In their zeal to protect their company's secrets, some corporate managers are mostly succeeding in making their companies look dumb while avoiding doing anything real.

 

The following trailer showed up recently on one of the IETF public mailing lists: (Name changed to protect the silly.)

 

"Information contained in this E-MAIL being proprietary to MyCo is 'privileged' and 'confidential' and intended for use only by the individual or entity to which it is addressed. You are notified that any use, copying or dissemination of the information contained in the E-MAIL in any manner whatsoever is strictly prohibited."

 

When I asked, semi-politely, why the sender added a trailer that claimed that email contained proprietary, privileged and confidential information to a message that was sent to a public list the response was "It's company policy" and that all email sent by anyone in the company gets the trailer added automatically by the mail system.  I was told in another case that company policy said that an employee could not get a private email address elsewhere (like HotMail) to use when working with public mail lists to avoid the trailers.

 

To me, this means that the company lawyers are not doing their job.  It means that there has been a triumph of form over substance.  The company lawyers have substituted an automatic, and mostly invisible, technical solution to a real process problem.  In doing so they have left the problem unsolved.

 

Clearly the use of the trailer in the cited case is meaningless at best.  You cannot send mail to a public mailing list and somehow put a legal responsibility on the readers of that list to not disseminate the message, nor can you keep the mailing list operator from archiving the messages that are sent to the list.

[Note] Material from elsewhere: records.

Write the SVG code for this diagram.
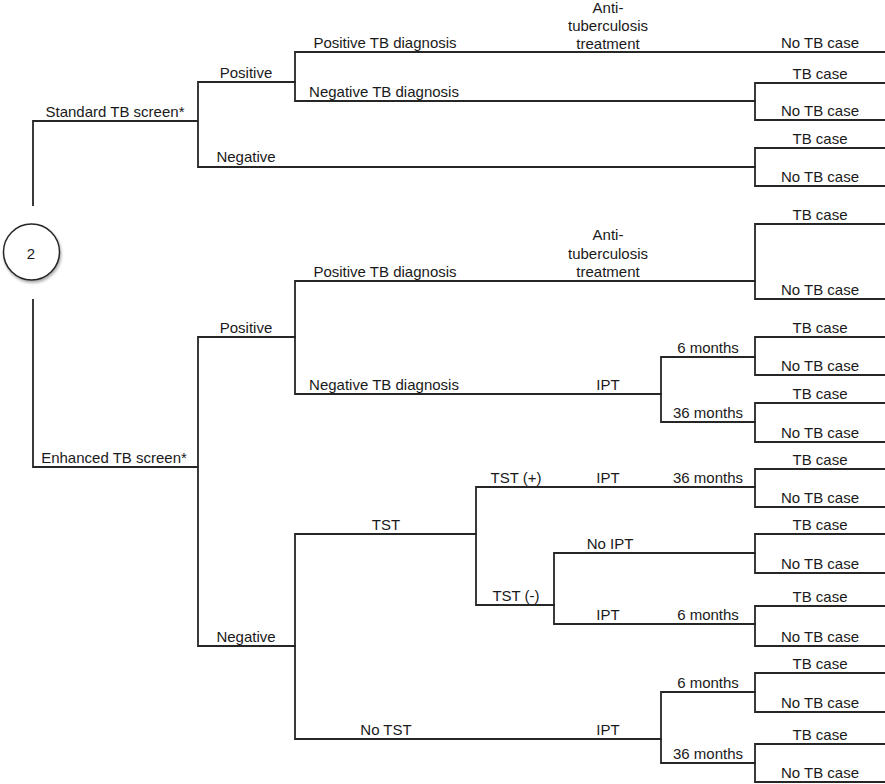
<svg xmlns="http://www.w3.org/2000/svg" width="885" height="784" viewBox="0 0 885 784">
<style>
.ln{fill:none;stroke:#262626;stroke-width:1.8;stroke-linecap:square}
text{font-family:"Liberation Sans",Arial,sans-serif;font-size:15px;fill:#1a1a1a;text-anchor:middle}
</style>
<defs>
<filter id="sh" x="-30%" y="-30%" width="160%" height="160%"><feGaussianBlur in="SourceAlpha" stdDeviation="1.5"/><feOffset dx="1" dy="2"/><feComponentTransfer><feFuncA type="linear" slope="0.35"/></feComponentTransfer><feMerge><feMergeNode/><feMergeNode in="SourceGraphic"/></feMerge></filter>
</defs>
<rect width="885" height="784" fill="#fff"/>
<g id="connectors">
<path class="ln" d="M33,205 V121 H198 M198,82 V167 M198,82 H295 M198,167 H755"/>
<path class="ln" d="M295,52 V101 M295,52 H885 M295,101 H755"/>
<path class="ln" d="M755,83 V120 M755,83 H885 M755,120 H885"/>
<path class="ln" d="M755,148 V186 M755,148 H885 M755,186 H885"/>
<path class="ln" d="M33,300 V467 H198 M198,337 V646 M198,337 H295 M198,646 H295"/>
<path class="ln" d="M295,281 V394 M295,281 H755 M295,394 H661"/>
<path class="ln" d="M755,224 V299 M755,224 H885 M755,299 H885"/>
<path class="ln" d="M661,357 V422 M661,357 H755 M661,422 H755"/>
<path class="ln" d="M755,337 V375 M755,337 H885 M755,375 H885"/>
<path class="ln" d="M755,403 V442 M755,403 H885 M755,442 H885"/>
<path class="ln" d="M295,534 V739 M295,534 H476 M295,739 H661"/>
<path class="ln" d="M476,487 V605 M476,487 H755 M476,605 H554"/>
<path class="ln" d="M755,469 V507 M755,469 H885 M755,507 H885"/>
<path class="ln" d="M554,553 V624 M554,553 H755 M554,624 H755"/>
<path class="ln" d="M755,534 V573 M755,534 H885 M755,573 H885"/>
<path class="ln" d="M755,606 V646 M755,606 H885 M755,646 H885"/>
<path class="ln" d="M661,692 V763 M661,692 H755 M661,763 H755"/>
<path class="ln" d="M755,673 V712 M755,673 H885 M755,712 H885"/>
<path class="ln" d="M755,744 V782 M755,744 H885 M755,782 H885"/>
</g>
<g id="root">
<circle cx="31.5" cy="252" r="28" fill="#fff" stroke="#262626" stroke-width="1.5" filter="url(#sh)"/>
<text x="31" y="258.5" font-size="17.5">2</text>
</g>
<g id="standard">
<text x="115" y="117">Standard TB screen*</text>
<text x="246" y="78">Positive</text>
<text x="246" y="162">Negative</text>
<text x="385" y="48">Positive TB diagnosis</text>
<text x="384" y="97">Negative TB diagnosis</text>
<text x="608" y="12.5">Anti-</text>
<text x="608" y="31">tuberculosis</text>
<text x="608" y="49">treatment</text>
<text x="820" y="48">No TB case</text>
<text x="820" y="79">TB case</text>
<text x="820" y="116">No TB case</text>
<text x="820" y="144">TB case</text>
<text x="820" y="182">No TB case</text>
</g>
<g id="enhanced">
<text x="114" y="463">Enhanced TB screen*</text>
<text x="246" y="333">Positive</text>
<text x="246" y="642">Negative</text>
<text x="385" y="277">Positive TB diagnosis</text>
<text x="384" y="390">Negative TB diagnosis</text>
<text x="608" y="240">Anti-</text>
<text x="608" y="259">tuberculosis</text>
<text x="608" y="277">treatment</text>
<text x="820" y="220">TB case</text>
<text x="820" y="295">No TB case</text>
<text x="608" y="390">IPT</text>
<text x="708" y="353">6 months</text>
<text x="708" y="418">36 months</text>
<text x="820" y="333">TB case</text>
<text x="820" y="371">No TB case</text>
<text x="820" y="399">TB case</text>
<text x="820" y="438">No TB case</text>
</g>
<g id="tst">
<text x="386" y="530">TST</text>
<text x="516" y="483">TST (+)</text>
<text x="608" y="483">IPT</text>
<text x="708" y="483">36 months</text>
<text x="820" y="465">TB case</text>
<text x="820" y="503">No TB case</text>
<text x="516" y="601">TST (-)</text>
<text x="610" y="549">No IPT</text>
<text x="820" y="530">TB case</text>
<text x="820" y="569">No TB case</text>
<text x="608" y="620">IPT</text>
<text x="708" y="620">6 months</text>
<text x="820" y="602">TB case</text>
<text x="820" y="642">No TB case</text>
</g>
<g id="notst">
<text x="386" y="735">No TST</text>
<text x="608" y="735">IPT</text>
<text x="708" y="688">6 months</text>
<text x="708" y="759">36 months</text>
<text x="820" y="669">TB case</text>
<text x="820" y="708">No TB case</text>
<text x="820" y="740">TB case</text>
<text x="820" y="778">No TB case</text>
</g>
</svg>
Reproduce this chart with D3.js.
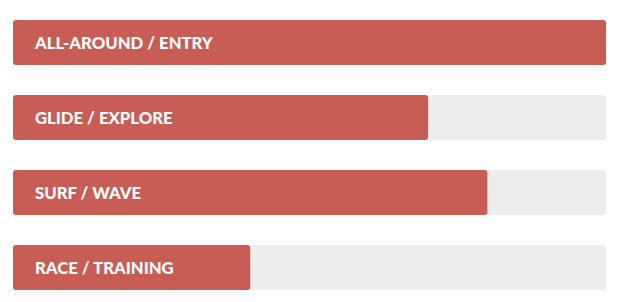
<!DOCTYPE html>
<html><head><meta charset="utf-8">
<script src="https://cdn.jsdelivr.net/npm/d3@7"></script>
<style>html,body{margin:0;padding:0;background:#fff;}svg{display:block;}</style>
</head><body>
<svg id="chart" width="629" height="302"></svg>
<script>
const categories = ["ALL-AROUND / ENTRY", "GLIDE / EXPLORE", "SURF / WAVE", "RACE / TRAINING"];
const values = [100, 70, 80, 40];
const maxValue = 100;

const svg = d3.select("#chart");
const x = d3.scaleLinear().domain([0, maxValue]).range([13, 606]);
const y = d3.scaleBand().domain(categories).range([20, 290]).paddingInner(30/75).paddingOuter(0);
const g = svg.selectAll("g.row").data(categories).join("g").attr("class","row");
g.append("rect").attr("x", x(0)).attr("y", d => y(d)).attr("width", x(maxValue)-x(0))
  .attr("height", y.bandwidth()).attr("rx", 3).attr("fill", "#ededed");
g.append("rect").attr("x", x(0)).attr("y", d => y(d)).attr("width", (d,i) => x(values[i]) - x(0))
  .attr("height", y.bandwidth()).attr("rx", 3).attr("fill", "#c85d56");
g.append("text").attr("x", 35).attr("y", d => y(d) + y.bandwidth()/2 + 6)
  .attr("fill", "#fff").attr("font-family", "Lato, 'Open Sans', sans-serif")
  .attr("font-weight", 900).attr("font-size", 16.7).text(d => d);
</script>
</body></html>
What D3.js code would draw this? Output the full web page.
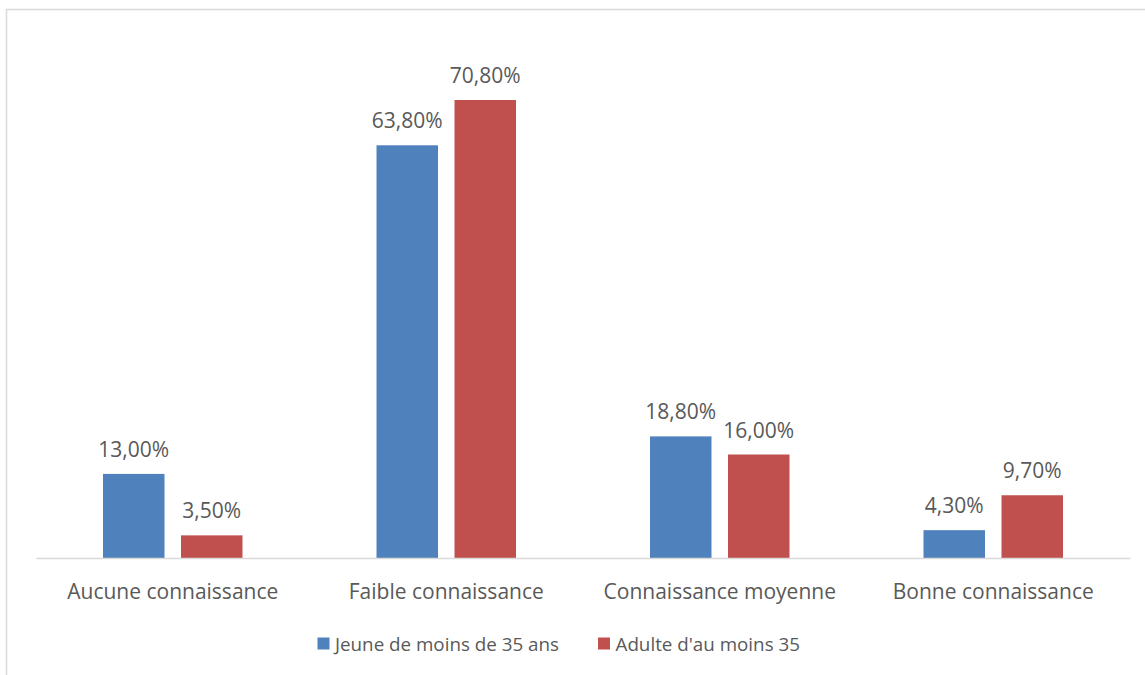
<!DOCTYPE html>
<html>
<head>
<meta charset="utf-8">
<script src="https://cdn.jsdelivr.net/npm/d3@7/dist/d3.min.js"></script>
<style>
  html, body { margin: 0; padding: 0; background: #fff; }
  svg { display: block; }
  text { font-family: "Open Sans", sans-serif; fill: #595959; }
</style>
</head>
<body>
<svg id="chart" width="1145" height="675"></svg>
<script>
// Niveau de connaissance par tranche d'âge (en %)
const categories = ["Aucune connaissance", "Faible connaissance", "Connaissance moyenne", "Bonne connaissance"];
const seriesNames = ["Jeune de moins de 35 ans", "Adulte d'au moins 35"];
const jeunes = [13.00, 63.80, 18.80, 4.30];
const adultes = [3.50, 70.80, 16.00, 9.70];
const colors = ["#4f81bd", "#c0504d"];

const svg = d3.select("#chart");
const W = 1145, H = 675;
const LABEL_FONT = "21px";
const LEGEND_FONT = "18.8px";

// cadre du graphique
svg.append("rect")
  .attr("x", 6.5).attr("y", 9.5)
  .attr("width", W + 10).attr("height", H + 10)
  .attr("fill", "none").attr("stroke", "#d9d9d9").attr("stroke-width", 1.5);

const plot = { left: 36, right: 1130, top: 40.5, bottom: 558 };

const x0 = d3.scaleBand().domain(categories).range([plot.left, plot.right]).paddingInner(0).paddingOuter(0);
const y = d3.scaleLinear().domain([0, 80]).range([plot.bottom, plot.top]);

const series = [jeunes, adultes];
const barW = 61.5, barGap = 16.5;

const groups = svg.append("g").selectAll("g")
  .data(categories)
  .join("g")
  .attr("transform", d => `translate(${x0(d) + x0.bandwidth() / 2},0)`);

series.forEach((vals, si) => {
  const off = si === 0 ? -(barGap / 2 + barW) : barGap / 2;
  groups.append("rect")
    .attr("x", off)
    .attr("y", (d, i) => y(vals[i]))
    .attr("width", barW)
    .attr("height", (d, i) => y(0) - y(vals[i]))
    .attr("fill", colors[si]);
  groups.append("text")
    .attr("x", off + barW / 2)
    .attr("y", (d, i) => y(vals[i]) - 17)
    .attr("text-anchor", "middle")
    .style("font-size", LABEL_FONT)
    .text((d, i) => vals[i].toFixed(2).replace(".", ",") + "%");
});

// axe horizontal
const xAxis = svg.append("g")
  .attr("transform", `translate(0,${plot.bottom})`)
  .call(d3.axisBottom(x0).tickSize(0).tickPadding(0));
xAxis.select(".domain").attr("stroke", "#d9d9d9").attr("stroke-width", 1.5);
xAxis.selectAll(".tick text")
  .attr("dy", null).attr("y", 40.5)
  .style("font-size", LABEL_FONT).style("font-family", "'Open Sans', sans-serif").attr("fill", "#595959");

// légende
const legend = svg.append("g");
const legendX = [317.5, 598];
seriesNames.forEach((name, i) => {
  const g = legend.append("g").attr("transform", `translate(${legendX[i]},637.5)`);
  g.append("rect").attr("width", 12).attr("height", 12).attr("fill", colors[i]);
  g.append("text").attr("x", 17.5).attr("y", 13).style("font-size", LEGEND_FONT).text(name);
});
</script>
</body>
</html>
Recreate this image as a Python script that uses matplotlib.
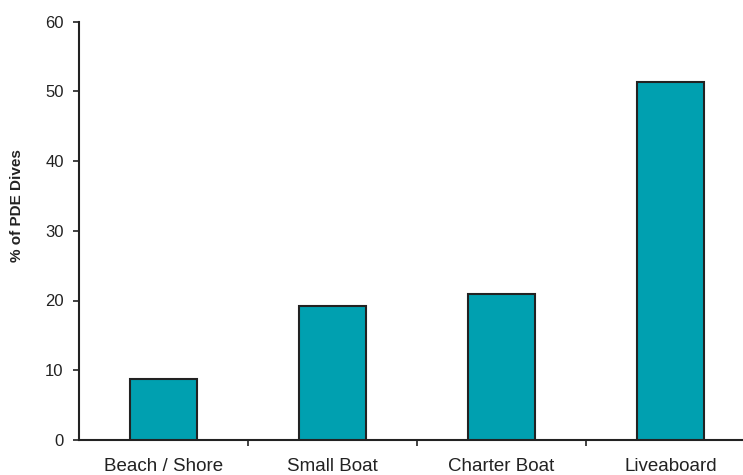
import matplotlib
matplotlib.use("Agg")
import matplotlib.pyplot as plt

categories = ["Beach / Shore", "Small Boat", "Charter Boat", "Liveaboard"]
values = [8.7, 19.2, 20.9, 51.3]
yticks = [0, 10, 20, 30, 40, 50, 60]

plt.rcParams['font.family'] = ['Liberation Sans', 'DejaVu Sans']

W, H = 743, 475
fig = plt.figure(figsize=(W/100, H/100), dpi=100)
left, right, top, bottom = 79, 755, 21.5, 440
ax = fig.add_axes([left/W, 1 - bottom/H, (right-left)/W, (bottom-top)/H])

x = list(range(len(categories)))
ax.bar(x, values, width=0.4, color="#00A0B0", edgecolor="#222222", linewidth=1.5, zorder=3)

ax.set_xlim(-0.5, len(categories) - 0.5)
ax.set_ylim(0, 60)
ax.set_yticks(yticks)
ax.set_yticklabels([str(t) for t in yticks], fontsize=12, color="#222222")
ax.set_xticks([i + 0.5 for i in range(len(categories) - 1)])
ax.set_xticklabels([])
ax.set_xticks(x, minor=True)
ax.set_xticklabels(categories, minor=True, fontsize=13.5, color="#222222")
ax.tick_params(axis='x', which='minor', length=0, pad=13)
ax.tick_params(axis='x', which='major', length=4, direction='out', width=1.2, color="#222222")
ax.tick_params(axis='y', length=4, direction='out', width=1.2, color="#222222", pad=7)

for s in ["top", "right"]:
    ax.spines[s].set_visible(False)
for s in ["left", "bottom"]:
    ax.spines[s].set_linewidth(1.5)
    ax.spines[s].set_color("#222222")

ax.set_ylabel("% of PDE Dives", fontsize=11, fontweight='bold', color="#222222")
ax.yaxis.set_label_coords(-0.081, 0.56)

fig.savefig("out.png", dpi=100)
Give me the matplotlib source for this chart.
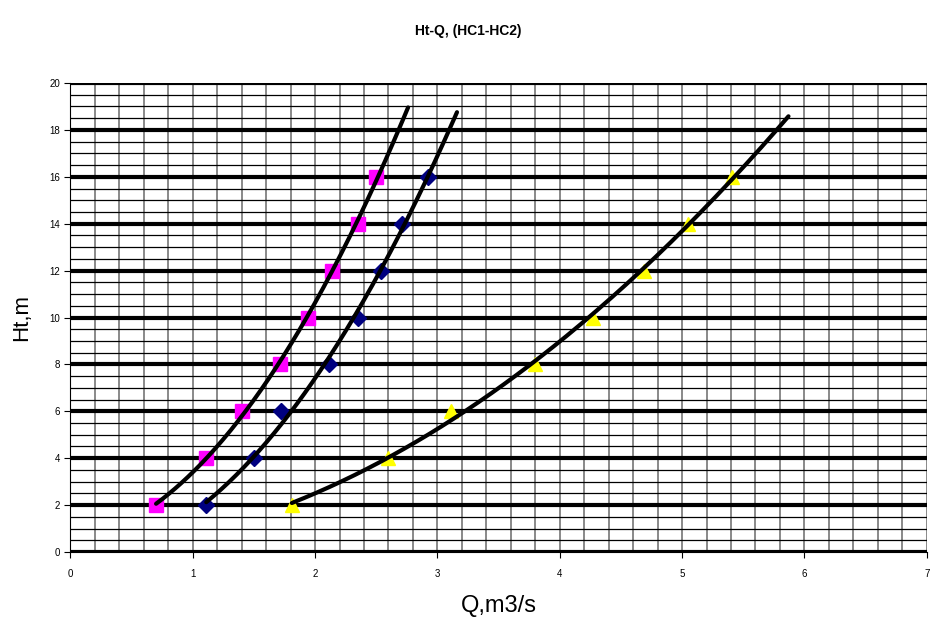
import numpy as np
import matplotlib
matplotlib.use("Agg")
import matplotlib.pyplot as plt
from matplotlib.ticker import MultipleLocator

plt.rcParams["font.family"] = ["Liberation Sans", "DejaVu Sans"]

# head levels, m
ht = [2, 4, 6, 8, 10, 12, 14, 16]

# discharge readings, m3/s
q_pink = [0.70, 1.11, 1.40, 1.71, 1.94, 2.14, 2.35, 2.50]
q_blue = [1.11, 1.50, 1.72, 2.11, 2.35, 2.54, 2.71, 2.92]
q_yellow = [1.81, 2.60, 3.11, 3.80, 4.27, 4.69, 5.05, 5.41]

# where the excel trendlines stop (forecast forward)
trend_end = [2.76, 3.16, 5.87]

series = [
    (q_pink, "s", "#FF00FF", 10),
    (q_blue, "D", "#000080", 8),
    (q_yellow, "^", "#FFFF00", 10),
]

fig = plt.figure(figsize=(9.37, 6.25), dpi=100)
ax = fig.add_axes([0.0752, 0.1168, 0.9138, 0.7504])

ax.set_xlim(0, 7)
ax.set_ylim(0, 20)

# graph-paper style grid
ax.xaxis.set_major_locator(MultipleLocator(1))
ax.xaxis.set_minor_locator(MultipleLocator(0.2))
ax.yaxis.set_major_locator(MultipleLocator(2))
ax.yaxis.set_minor_locator(MultipleLocator(0.5))
ax.set_axisbelow(True)
ax.grid(which="minor", axis="x", color="#808080", lw=1.3)
ax.grid(which="major", axis="x", color="#808080", lw=1.3)
ax.grid(which="minor", axis="y", color="black", lw=0.9)
ax.grid(which="major", axis="y", color="black", lw=3.0)
ax.tick_params(which="minor", length=0)
ax.tick_params(which="major", length=4, width=0.8, labelsize=7, direction="out")
ax.tick_params(axis="x", pad=8)

for (q, mk, col, ms), qend in zip(series, trend_end):
    ax.plot(q, ht, ls="none", marker=mk, color=col, markersize=ms, zorder=3)
    coef = np.polyfit(q, ht, 2)
    xx = np.linspace(q[0], qend, 200)
    ax.plot(xx, np.polyval(coef, xx), color="black", lw=3.0,
            solid_capstyle="round", zorder=4)

for side in ["top", "right"]:
    ax.spines[side].set_visible(False)
ax.spines["left"].set_linewidth(0.8)
ax.spines["bottom"].set_linewidth(0.8)

ax.set_xlabel("Q,m3/s", fontsize=17, labelpad=12)
ax.set_ylabel("Ht,m", fontsize=16, labelpad=12)
fig.suptitle("Ht-Q, (HC1-HC2)", fontsize=10, fontweight="bold", y=0.962)

fig.savefig("out.png", dpi=100)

Both of these would be violations of the above trailer. 

 

The first time I saw this type of trailer was on mail addressed to me from a lawyer.  I can see the possible utility of such a trailer in that situation, but even there I'm not sure that I would be bound by its requirements if the letter was unsolicited and I had no previous relationship with the lawyer.

 

It can be a real problem when confidential email gets sent to the wrong person and it's reasonable to try and protect oneself in case this happens.  But it seems to me that overuse and in particular, automatic use in clearly inappropriate cases, reduces the legal strength of any admonition.  So at least there should be a way to let the system know that you are sending mail in a public forum that avoids appending the trailer.

 

I would worry about other aspects of any company that does this type of automatic trailer addition.  If the company lawyers decided to not think about the details of the issues in this case, what else have they skipped over?

 

disclaimer: Harvard Law School does not, to my knowledge, offer classes in skipping - so the above observation is my own non-legal one.